Vraisemblablement. Il aurait fallu que les « décideurs » s’ouvrent à la critique pour ajuster le modèle de croissance libéral, essentiellement tourné vers l’extérieur, conçu dans les années 1970 sous l’égide de Hédi Nouira, et suivi avec constance depuis, malgré ses faiblesses. Ce n’est que lorsque celles-ci sont devenues béantes, que l’on s’est aperçu que le type de croissance choisi – fondé sur le tourisme de masse, les délocalisations, les investissements étrangers et le recours aux emplois non qualifiés– ne tarderait pas à atteindre ses limites. La crise financière mondiale l’a achevée, laissant sur le carreau des dizaines de milliers de diplômés chômeurs trop qualifiés pour accepter d’être réduits au rang d’une main-d’œuvre servile et bon marché. L’arrêt brutal de l’émigration en Europe n’a fait qu’ajouter à leur désespoir. Tout comme la raréfaction des débouchés dans les pays du Golfe et en Libye, jadis grands pourvoyeurs d’emplois qualifiés. Ils aspiraient à la « mondialisation heureuse » qu’on leur vantait, ils ne l’ont pas rencontrée. Finalement, ce modèle de croissance extraverti, inégalitaire, a scindé le pays en deux: un pays « vitrine » s’étalant sur le littoral, tourné vers la mer, et un pays profond, replié à l’intérieur des terres, empêtré dans la misère.
ersonne n’a vu venir la révolte. Nous non plus. L’obscène exercice de rétro-clairvoyance auquel se livrent certains analystes depuis la chute de Ben Ali, ne convainc personne. Dans ces moments cruciaux que vit la Tunisie, nous ne voulons pas hurler avec les loups. Nous avions certes conscience des insuffisances, des zones d’ombres et des limites de ce modèle de développement imposé d’en haut par un pouvoir devenu, ces dernières années, autiste devant la sourde revendication sociale et politique qui montait du pays profond. Le verrouillage de l’espace politico-médiatique au nom de la lutte contre l’intégrisme et le terrorisme, une opposition fragmentée, en guerre contre elle-même autant que contre le régime, et qui – souvent à partir de l’étranger – se complaisait dans la dénonciation creuse et l’invective plutôt que dans la proposition programmatique, ont sans doute renforcé le pouvoir dans sa dérive autoritaire. On le sait trop, un pouvoir absolu corrompt, absolument. C’est pourquoi il n’a pas voulu se remettre en cause, ses intérêts le lui interdisant et l’empêchant, avec le temps, de prendre la mesure de ses déficiences et de mettre en question ses choix qu’il estimait les seuls possibles. À cet autisme en temps de crise se sont ajoutés d’autres facteurs déterminants: l’usure d’un pouvoir sans partage qui aura duré vingt-trois ans ; l’entrée du pays, depuis 2009, dans une guerre de succession non déclarée entre les divers prétendants au sein de l’État, du parti et surtout dans l’entourage familial qui cherchait à faire main basse sur l’économie. Nous n’avions pas été assez vigilants pour dénoncer cette dérive. Pour nous, un régime tire une partie de sa légitimité de la croissance qu’il génère. La perestroïka d’abord, la glasnost naturellement.

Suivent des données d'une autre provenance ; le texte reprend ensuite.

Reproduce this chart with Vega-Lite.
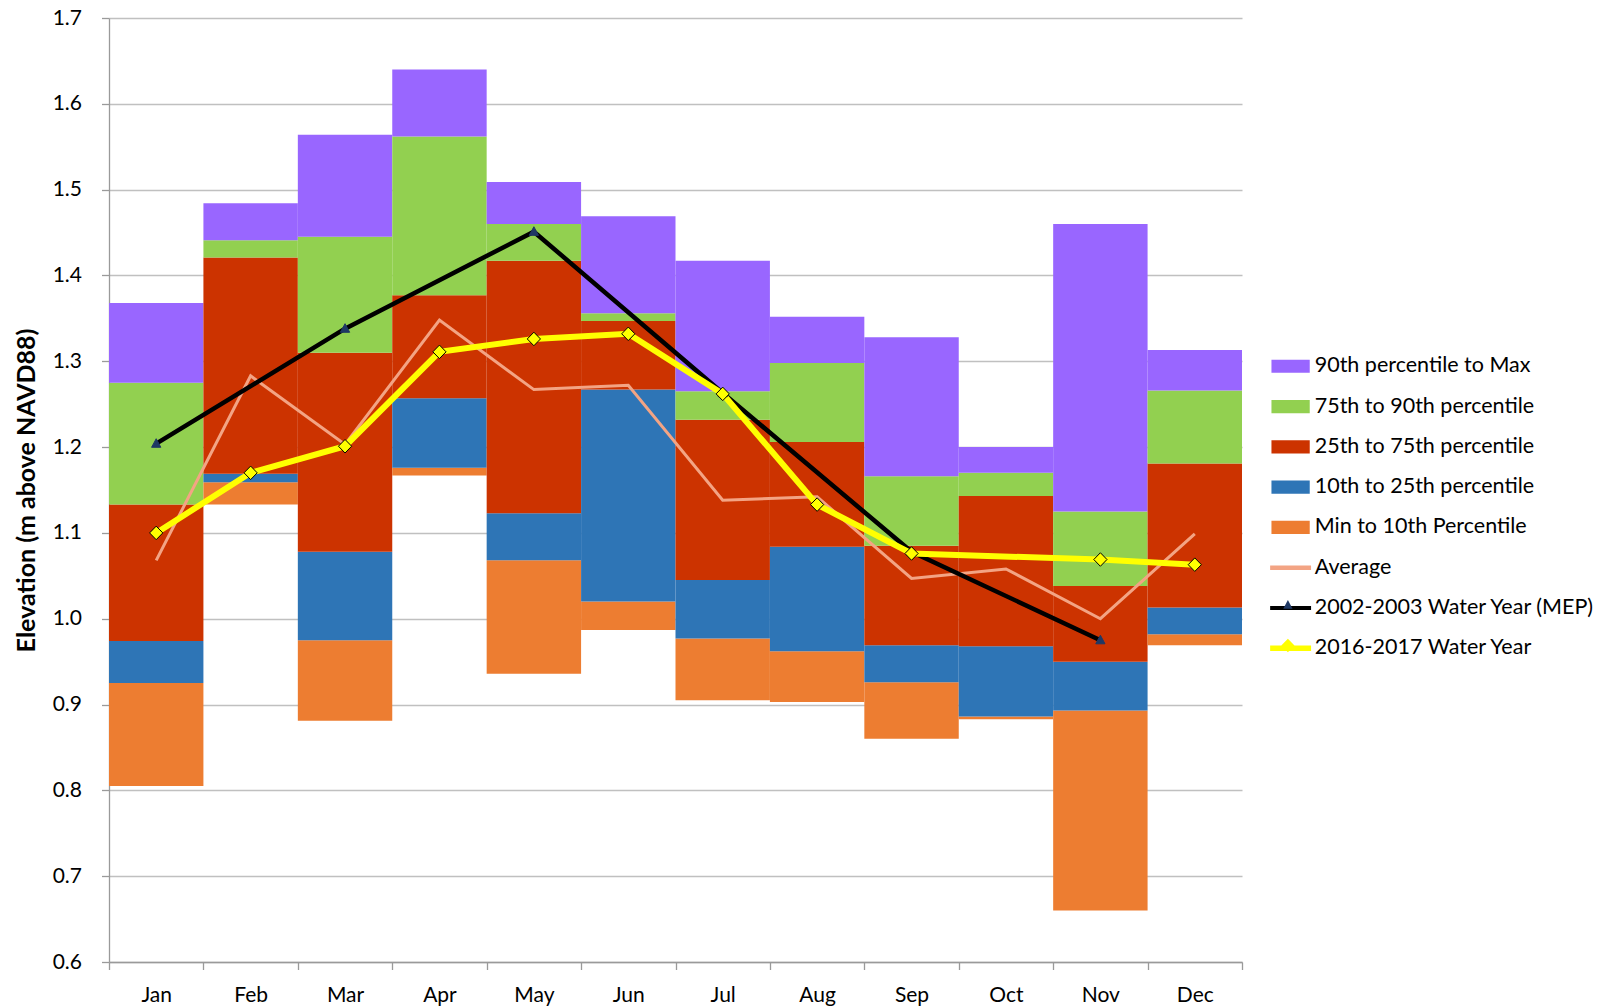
{
  "$schema": "https://vega.github.io/schema/vega-lite/v6.json",
  "autosize": {"type": "none"},
  "padding": {"left": 109, "top": 18, "right": 362, "bottom": 44},
  "width": 1133,
  "height": 944,
  "background": "white",
  "config": {
    "view": {"stroke": null},
    "font": "Lato",
    "axis": {
      "labelFont": "Lato",
      "labelFontSize": 21,
      "labelColor": "#000000",
      "titleFont": "Lato",
      "titleColor": "#000000",
      "domainColor": "#9a9a9a",
      "tickColor": "#9a9a9a",
      "gridColor": "#c0c0c0",
      "domainWidth": 1.3,
      "tickWidth": 1.3,
      "gridWidth": 1.3
    },
    "legend": {"labelFont": "Lato"}
  },
  "datasets": {
    "bands": [
      {"month": "Jan", "series": "Min to 10th Percentile", "lo": 0.805, "hi": 0.925},
      {"month": "Jan", "series": "10th to 25th percentile", "lo": 0.925, "hi": 0.974},
      {"month": "Jan", "series": "25th to 75th percentile", "lo": 0.974, "hi": 1.133},
      {"month": "Jan", "series": "75th to 90th percentile", "lo": 1.133, "hi": 1.275},
      {"month": "Jan", "series": "90th percentile to Max", "lo": 1.275, "hi": 1.368},
      {"month": "Feb", "series": "Min to 10th Percentile", "lo": 1.133, "hi": 1.159},
      {"month": "Feb", "series": "10th to 25th percentile", "lo": 1.159, "hi": 1.169},
      {"month": "Feb", "series": "25th to 75th percentile", "lo": 1.169, "hi": 1.421},
      {"month": "Feb", "series": "75th to 90th percentile", "lo": 1.421, "hi": 1.441},
      {"month": "Feb", "series": "90th percentile to Max", "lo": 1.441, "hi": 1.484},
      {"month": "Mar", "series": "Min to 10th Percentile", "lo": 0.881, "hi": 0.975},
      {"month": "Mar", "series": "10th to 25th percentile", "lo": 0.975, "hi": 1.078},
      {"month": "Mar", "series": "25th to 75th percentile", "lo": 1.078, "hi": 1.31},
      {"month": "Mar", "series": "75th to 90th percentile", "lo": 1.31, "hi": 1.445},
      {"month": "Mar", "series": "90th percentile to Max", "lo": 1.445, "hi": 1.564},
      {"month": "Apr", "series": "Min to 10th Percentile", "lo": 1.167, "hi": 1.176},
      {"month": "Apr", "series": "10th to 25th percentile", "lo": 1.176, "hi": 1.257},
      {"month": "Apr", "series": "25th to 75th percentile", "lo": 1.257, "hi": 1.377},
      {"month": "Apr", "series": "75th to 90th percentile", "lo": 1.377, "hi": 1.562},
      {"month": "Apr", "series": "90th percentile to Max", "lo": 1.562, "hi": 1.64},
      {"month": "May", "series": "Min to 10th Percentile", "lo": 0.936, "hi": 1.068},
      {"month": "May", "series": "10th to 25th percentile", "lo": 1.068, "hi": 1.123},
      {"month": "May", "series": "25th to 75th percentile", "lo": 1.123, "hi": 1.417},
      {"month": "May", "series": "75th to 90th percentile", "lo": 1.417, "hi": 1.46},
      {"month": "May", "series": "90th percentile to Max", "lo": 1.46, "hi": 1.509},
      {"month": "Jun", "series": "Min to 10th Percentile", "lo": 0.987, "hi": 1.02},
      {"month": "Jun", "series": "10th to 25th percentile", "lo": 1.02, "hi": 1.267},
      {"month": "Jun", "series": "25th to 75th percentile", "lo": 1.267, "hi": 1.347},
      {"month": "Jun", "series": "75th to 90th percentile", "lo": 1.347, "hi": 1.356},
      {"month": "Jun", "series": "90th percentile to Max", "lo": 1.356, "hi": 1.469},
      {"month": "Jul", "series": "Min to 10th Percentile", "lo": 0.905, "hi": 0.977},
      {"month": "Jul", "series": "10th to 25th percentile", "lo": 0.977, "hi": 1.045},
      {"month": "Jul", "series": "25th to 75th percentile", "lo": 1.045, "hi": 1.232},
      {"month": "Jul", "series": "75th to 90th percentile", "lo": 1.232, "hi": 1.265},
      {"month": "Jul", "series": "90th percentile to Max", "lo": 1.265, "hi": 1.417},
      {"month": "Aug", "series": "Min to 10th Percentile", "lo": 0.903, "hi": 0.962},
      {"month": "Aug", "series": "10th to 25th percentile", "lo": 0.962, "hi": 1.084},
      {"month": "Aug", "series": "25th to 75th percentile", "lo": 1.084, "hi": 1.206},
      {"month": "Aug", "series": "75th to 90th percentile", "lo": 1.206, "hi": 1.298},
      {"month": "Aug", "series": "90th percentile to Max", "lo": 1.298, "hi": 1.352},
      {"month": "Sep", "series": "Min to 10th Percentile", "lo": 0.86, "hi": 0.926},
      {"month": "Sep", "series": "10th to 25th percentile", "lo": 0.926, "hi": 0.969},
      {"month": "Sep", "series": "25th to 75th percentile", "lo": 0.969, "hi": 1.085},
      {"month": "Sep", "series": "75th to 90th percentile", "lo": 1.085, "hi": 1.166},
      {"month": "Sep", "series": "90th percentile to Max", "lo": 1.166, "hi": 1.328},
      {"month": "Oct", "series": "Min to 10th Percentile", "lo": 0.883, "hi": 0.886},
      {"month": "Oct", "series": "10th to 25th percentile", "lo": 0.886, "hi": 0.968},
      {"month": "Oct", "series": "25th to 75th percentile", "lo": 0.968, "hi": 1.143},
      {"month": "Oct", "series": "75th to 90th percentile", "lo": 1.143, "hi": 1.17},
      {"month": "Oct", "series": "90th percentile to Max", "lo": 1.17, "hi": 1.2},
      {"month": "Nov", "series": "Min to 10th Percentile", "lo": 0.66, "hi": 0.893},
      {"month": "Nov", "series": "10th to 25th percentile", "lo": 0.893, "hi": 0.95},
      {"month": "Nov", "series": "25th to 75th percentile", "lo": 0.95, "hi": 1.038},
      {"month": "Nov", "series": "75th to 90th percentile", "lo": 1.038, "hi": 1.125},
      {"month": "Nov", "series": "90th percentile to Max", "lo": 1.125, "hi": 1.46},
      {"month": "Dec", "series": "Min to 10th Percentile", "lo": 0.969, "hi": 0.982},
      {"month": "Dec", "series": "10th to 25th percentile", "lo": 0.982, "hi": 1.013},
      {"month": "Dec", "series": "25th to 75th percentile", "lo": 1.013, "hi": 1.181},
      {"month": "Dec", "series": "75th to 90th percentile", "lo": 1.181, "hi": 1.266},
      {"month": "Dec", "series": "90th percentile to Max", "lo": 1.266, "hi": 1.313}
    ],
    "lines": [
      {"month": "Jan", "series": "Average", "value": 1.068},
      {"month": "Feb", "series": "Average", "value": 1.283},
      {"month": "Mar", "series": "Average", "value": 1.203},
      {"month": "Apr", "series": "Average", "value": 1.348},
      {"month": "May", "series": "Average", "value": 1.267},
      {"month": "Jun", "series": "Average", "value": 1.272},
      {"month": "Jul", "series": "Average", "value": 1.138},
      {"month": "Aug", "series": "Average", "value": 1.142},
      {"month": "Sep", "series": "Average", "value": 1.047},
      {"month": "Oct", "series": "Average", "value": 1.058},
      {"month": "Nov", "series": "Average", "value": 1.0},
      {"month": "Dec", "series": "Average", "value": 1.099},
      {"month": "Jan", "series": "2002-2003 Water Year (MEP)", "value": 1.204},
      {"month": "Mar", "series": "2002-2003 Water Year (MEP)", "value": 1.338},
      {"month": "May", "series": "2002-2003 Water Year (MEP)", "value": 1.451},
      {"month": "Jul", "series": "2002-2003 Water Year (MEP)", "value": 1.263},
      {"month": "Sep", "series": "2002-2003 Water Year (MEP)", "value": 1.078},
      {"month": "Nov", "series": "2002-2003 Water Year (MEP)", "value": 0.975},
      {"month": "Jan", "series": "2016-2017 Water Year", "value": 1.1},
      {"month": "Feb", "series": "2016-2017 Water Year", "value": 1.17},
      {"month": "Mar", "series": "2016-2017 Water Year", "value": 1.201},
      {"month": "Apr", "series": "2016-2017 Water Year", "value": 1.311},
      {"month": "May", "series": "2016-2017 Water Year", "value": 1.326},
      {"month": "Jun", "series": "2016-2017 Water Year", "value": 1.332},
      {"month": "Jul", "series": "2016-2017 Water Year", "value": 1.262},
      {"month": "Aug", "series": "2016-2017 Water Year", "value": 1.133},
      {"month": "Sep", "series": "2016-2017 Water Year", "value": 1.076},
      {"month": "Nov", "series": "2016-2017 Water Year", "value": 1.069},
      {"month": "Dec", "series": "2016-2017 Water Year", "value": 1.063}
    ]
  },
  "layer": [
    {
      "data": {"name": "bands"},
      "mark": {"type": "bar"},
      "encoding": {
        "x": {
          "field": "month", "type": "nominal",
          "sort": ["Jan", "Feb", "Mar", "Apr", "May", "Jun", "Jul", "Aug", "Sep", "Oct", "Nov", "Dec"],
          "scale": {"paddingInner": 0, "paddingOuter": 0},
          "axis": {"title": null, "labelAngle": 0, "tickBand": "extent", "tickSize": 7.5, "labelPadding": 15, "grid": false}
        },
        "y": {
          "field": "lo", "type": "quantitative",
          "scale": {"domain": [0.6, 1.7], "nice": false, "zero": false},
          "axis": {
            "title": "Elevation (m above NAVD88)", "titleFontSize": 25, "titleFontWeight": "bold", "titlePadding": 13,
            "values": [0.6, 0.7, 0.8, 0.9, 1.0, 1.1, 1.2, 1.3, 1.4, 1.5, 1.6, 1.7],
            "format": ".1f", "tickSize": 7.5, "labelPadding": 20, "grid": true
          }
        },
        "y2": {"field": "hi"},
        "color": {
          "field": "series", "type": "nominal",
          "scale": {
            "domain": ["90th percentile to Max", "75th to 90th percentile", "25th to 75th percentile", "10th to 25th percentile", "Min to 10th Percentile", "Average", "2002-2003 Water Year (MEP)", "2016-2017 Water Year"],
            "range": ["#9966ff", "#92d050", "#cc3300", "#2e75b6", "#ed7d31", "#f3a484", "#000000", "#ffff00"]
          },
          "legend": {
            "orient": "none", "legendX": 1162.4, "legendY": 337.5, "title": null,
            "symbolSize": 1089, "symbolStrokeWidth": 0, "rowPadding": 17.3,
            "labelFontSize": 21.5, "labelColor": "#000000", "labelOffset": 4, "padding": 0, "labelLimit": 400,
            "encode": {
              "symbols": {
                "update": {
                  "x": {"value": 19.2},
                  "size": {"value": 1089},
                  "shape": {"signal": "indexof(['Average','2002-2003 Water Year (MEP)','2016-2017 Water Year'], datum.value) >= 0 ? 'M-1.24,0H1.24' : 'M-1.16,-0.4H1.16V0.4H-1.16Z'"},
                  "fill": {"signal": "indexof(['Average','2002-2003 Water Year (MEP)','2016-2017 Water Year'], datum.value) >= 0 ? 'transparent' : scale('color', datum.value)"},
                  "stroke": {"signal": "indexof(['Average','2002-2003 Water Year (MEP)','2016-2017 Water Year'], datum.value) >= 0 ? scale('color', datum.value) : 'transparent'"},
                  "strokeWidth": {"signal": "datum.value === 'Average' ? 4.5 : datum.value === '2016-2017 Water Year' ? 5.5 : datum.value === '2002-2003 Water Year (MEP)' ? 4 : 0"},
                  "opacity": {"value": 1},
                  "fillOpacity": {"value": 1},
                  "strokeOpacity": {"value": 1}
                }
              },
              "labels": {
                "update": {"x": {"value": 43.3}}
              }
            }
          }
        }
      }
    },
    {
      "data": {"name": "lines"},
      "transform": [{"filter": "datum.series === 'Average'"}],
      "mark": {"type": "line", "strokeWidth": 3},
      "encoding": {
        "x": {"field": "month", "type": "nominal", "sort": ["Jan", "Feb", "Mar", "Apr", "May", "Jun", "Jul", "Aug", "Sep", "Oct", "Nov", "Dec"]},
        "y": {"field": "value", "type": "quantitative"},
        "color": {"field": "series", "type": "nominal"}
      }
    },
    {
      "data": {"name": "lines"},
      "transform": [{"filter": "datum.series === '2002-2003 Water Year (MEP)'"}],
      "mark": {"type": "line", "strokeWidth": 4.5},
      "encoding": {
        "x": {"field": "month", "type": "nominal", "sort": ["Jan", "Feb", "Mar", "Apr", "May", "Jun", "Jul", "Aug", "Sep", "Oct", "Nov", "Dec"]},
        "y": {"field": "value", "type": "quantitative"},
        "color": {"field": "series", "type": "nominal"}
      }
    },
    {
      "data": {"name": "lines"},
      "transform": [{"filter": "datum.series === '2016-2017 Water Year'"}],
      "mark": {"type": "line", "strokeWidth": 6},
      "encoding": {
        "x": {"field": "month", "type": "nominal", "sort": ["Jan", "Feb", "Mar", "Apr", "May", "Jun", "Jul", "Aug", "Sep", "Oct", "Nov", "Dec"]},
        "y": {"field": "value", "type": "quantitative"},
        "color": {"field": "series", "type": "nominal"}
      }
    },
    {
      "data": {"name": "lines"},
      "transform": [{"filter": "datum.series !== 'Average'"}],
      "mark": {"type": "point", "filled": true, "size": 1089, "opacity": 1, "strokeWidth": 1},
      "encoding": {
        "x": {"field": "month", "type": "nominal", "sort": ["Jan", "Feb", "Mar", "Apr", "May", "Jun", "Jul", "Aug", "Sep", "Oct", "Nov", "Dec"]},
        "y": {"field": "value", "type": "quantitative"},
        "shape": {
          "field": "series", "type": "nominal",
          "scale": {
            "domain": ["2002-2003 Water Year (MEP)", "2016-2017 Water Year"],
            "range": ["M0,-0.3L0.28,0.22L-0.28,0.22Z", "M0,-0.41L0.4,0L0,0.41L-0.4,0Z"]
          },
          "legend": {
            "orient": "none", "legendX": 1162.4, "legendY": 570.5, "title": null,
            "symbolSize": 1089, "symbolStrokeWidth": 0, "rowPadding": 13.5,
            "labelFontSize": 20, "labelExpr": "''", "labelOffset": 4, "padding": 0,
            "encode": {
              "symbols": {
                "update": {
                  "x": {"value": 19.2},
                  "size": {"value": 1089},
                  "fill": {"signal": "datum.value === '2016-2017 Water Year' ? '#ffff00' : '#1f3864'"},
                  "stroke": {"signal": "datum.value === '2016-2017 Water Year' ? '#000000' : '#1f3864'"},
                  "strokeWidth": {"value": 1},
                  "opacity": {"value": 1},
                  "fillOpacity": {"value": 1},
                  "strokeOpacity": {"value": 1}
                }
              }
            }
          }
        },
        "fill": {
          "field": "series", "type": "nominal",
          "scale": {"domain": ["2002-2003 Water Year (MEP)", "2016-2017 Water Year"], "range": ["#1f3864", "#ffff00"]},
          "legend": null
        },
        "stroke": {
          "field": "series", "type": "nominal",
          "scale": {"domain": ["2002-2003 Water Year (MEP)", "2016-2017 Water Year"], "range": ["#1f3864", "#000000"]},
          "legend": null
        }
      }
    }
  ]
}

Comme l’écrit avec grande lucidité Jacques Julliard (Marianne, 22 janvier 2011), « d’une certaine manière, Ben Ali, ce tyran à l’antique, avec son régime policier et jaloux, avait été victime de ce qu’il avait laissé se développer de modernité dans la société: émancipation de la femme, développement de l’enseignement et de la culture, relative laïcité des institutions. Oui, Ben Ali est victime du théorème de Tocqueville, qui veut qu’un régime autoritaire périt par ce qu’il laisse se développer en lui de libéral. » Cela étant, nombreux étaient ceux qui pensaient, comme nous, que les voies vers la libération et la démocratie, notamment dans les pays émergents, n’étaient pas forcément celles empruntées pendant plus de deux siècles par l’Occident. La méthode progressive prônée par Bourguiba et Ben Ali nous semblait plus adaptée à la réalité tunisienne. Et puis, si la Tunisie a pu basculer dans la transition démocratique, n’est-ce pas justement en raison de sa classe moyenne accomplie, de ses élites ouvertes, de son enrichissement économique global, de son système éducatif qui a formé, rien qu’en 2010, quelque 100 000 nouveaux diplômés – dont la moitié seulement a trouvé un emploi – de ses acquis accumulés depuis des années ? De l’épisode sanglant qu’ils viennent de vivre, les Tunisiens seraient tentés de réduire l’État post-indépendant aux agissements criminels d’un clan, dont ils ont découvert à cette occasion l’étendue des pouvoirs occultes et des méfaits. Ce serait une erreur. Il y a mieux à faire : construire patiemment les contre-pouvoirs – justice, presse, associations, partis, syndicats, etc. – qui veilleront à barrer la route à toutes les dérives et tous les enfermements de quelque nature qu’ils soient. Et ils sont légion. C’est le choix de la voie vers la démocratie, dont Churchill disait qu’elle est « le pire des systèmes, à l'exception de tous les autres ».